How to become a foster or adoptive parent in Virginia
How do I Become a Foster Parent?
Understanding How to Become Foster Parent is so Important.
The foster care system desperately needs loving, caring, and safe individuals to become foster parents. There were 5500 children in Virginia Department of Social Services(VDSS) foster care in 2021. This number is projected to go up by 1000 kids by next year. These children are looking for a nurturing home that you can provide.
Foster children have been through trauma. They've been removed from their birth parents due to abuse or neglect. This can lead to a high level of post-traumatic stress in children and youth, similar to a soldier returning from a combat zone. Though the process of foster care and adoption can be challenging, you will help these children heal their fragile and broken hearts.
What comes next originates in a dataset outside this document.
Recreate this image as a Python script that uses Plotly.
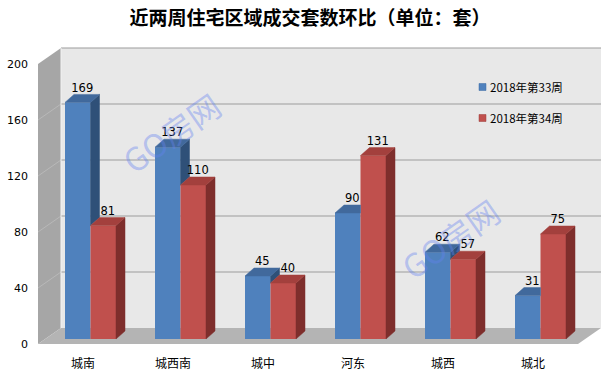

Find a Child Placing Agency
The first step to becoming a foster parent is to find a licensed Child-Placing Agency (CPA). In Virginia, these agencies are licensed and regulated by the DSS to help you through the training and legal process. They are responsible for recruiting, training, and matching aspiring foster parents to a child needing a loving foster home.
So what should you look for in a child-placing agency?
Some agencies have different values than others. This includes a focus on religion or being open to same-sex couples and single parents. It's crucial to align your belief systems with those of the agency. However, once you receive your foster child, you aren't allowed to press your beliefs upon them according to the law in the United States.
After you have selected your agency, you have to be the one to make the first contact. With our parent agency, Extra Special Parents, you will be connected with a Foster Parent Advocate whose job is to ensure this is a good match for you. They are responsible for educating you and answering your questions about foster care in Virginia.
No matter the agency, there should be no pressure to become something you're not ready to be from the first contact person. You will be prepared in your time, not ours.
Following your conversation with your Foster Parent Advocate, you will be offered dates for training. Attending a large class is recommended. You will be able to interact with other families who are going through the same process you are. This can quickly become a support group of fellow foster families.
Though each CPA will conduct training differently, the average time it will take to complete is five evenings or three weekends. This training is educational and designed to challenge your thinking around trauma. Children in foster care did not have the choice to be in the system and want to find stability in their lives as soon as possible. This training will ensure you are the best solution for them.
The next step in the foster care process is called a Home Study. An agent from your CPA will visit your home a few times to ensure its capability to be a safe environment for the child.
You will also be asked about the following:
- What child you feel you can cope with in regards to their age, level of need, and medical situation
- If you wish to help sibling groups or singles
- Where and how your guns and medications are stored
- About twenty-two more pages about you!
We are not trying to change your home; we want to make sure your home is safe and welcoming to a child who will be arriving soon.
A background check will also be conducted. A criminal record doesn't prevent you from being a foster parent. Still, the law is particular about what types of past behaviors will bar you from fulfilling this significant role.
See the blog on this site for more details about what will prevent you from becoming a foster parent.
Caring For Your Child
Following the Home Study, all this information is gathered into a single document that will be presented to DSS foster care workers. They will know about your home, your strengths and skills, and the type of child you are looking for.
Your journey to becoming a foster parent in Virginia will be as unique as you are. Thank you from all the 5500 children in Virginia foster care tonight.